First of all, the docs are great but in general:
1) Only the bokeh plot, nothing more:
a) Deploy on Heroku as in this question.
b) Deploy via reverse proxy on some webserver. More detailed examples are available on the linked docs but this is a basic example of an nginx config assuming you are running something like bokeh serve myapp.py --port 5100
:
server {
listen 80 default_server;
server_name _;
access_log /tmp/bokeh.access.log;
error_log /tmp/bokeh.error.log debug;
location / {
proxy_pass http://127.0.0.1:5100;
proxy_set_header Upgrade $http_upgrade;
proxy_set_header Connection "upgrade";
proxy_http_version 1.1;
proxy_set_header X-Forwarded-For $proxy_add_x_forwarded_for;
proxy_set_header Host $host:$server_port;
proxy_buffering off;
}
}
If you need ssl with it (likely) there are examples for this as well.

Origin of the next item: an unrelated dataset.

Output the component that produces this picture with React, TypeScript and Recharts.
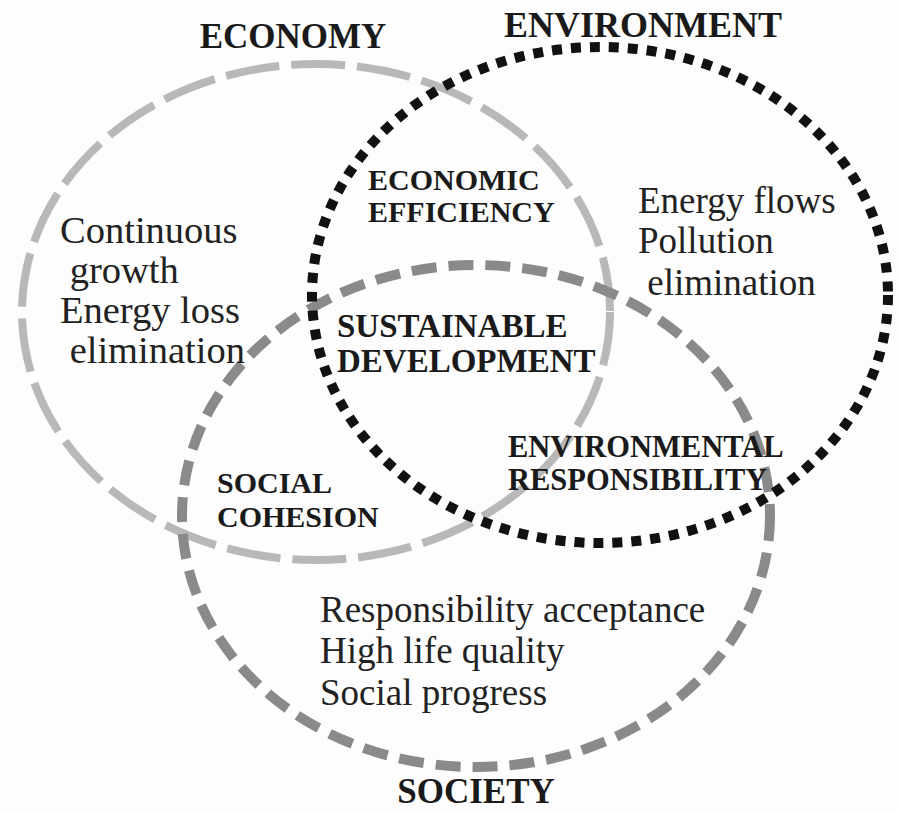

2) Integrated with Flask/Django/Whatever:
In this case you can't use Heroku as the bokeh (tornado) server and flask/etc servers both need to be running separately and Heroku just doesn't support this, so unless you feel like configuring 2 separate apps with one running each its out of the picture.
This leaves you with good ol' reverse proxy funtimes. Difference here is you have to have both processes running (eg with supervisor) and then set up your config file to send these requests where they need to go. If this is the case the mailing list is your best bet for detailed info as it will depend a bit on what you need.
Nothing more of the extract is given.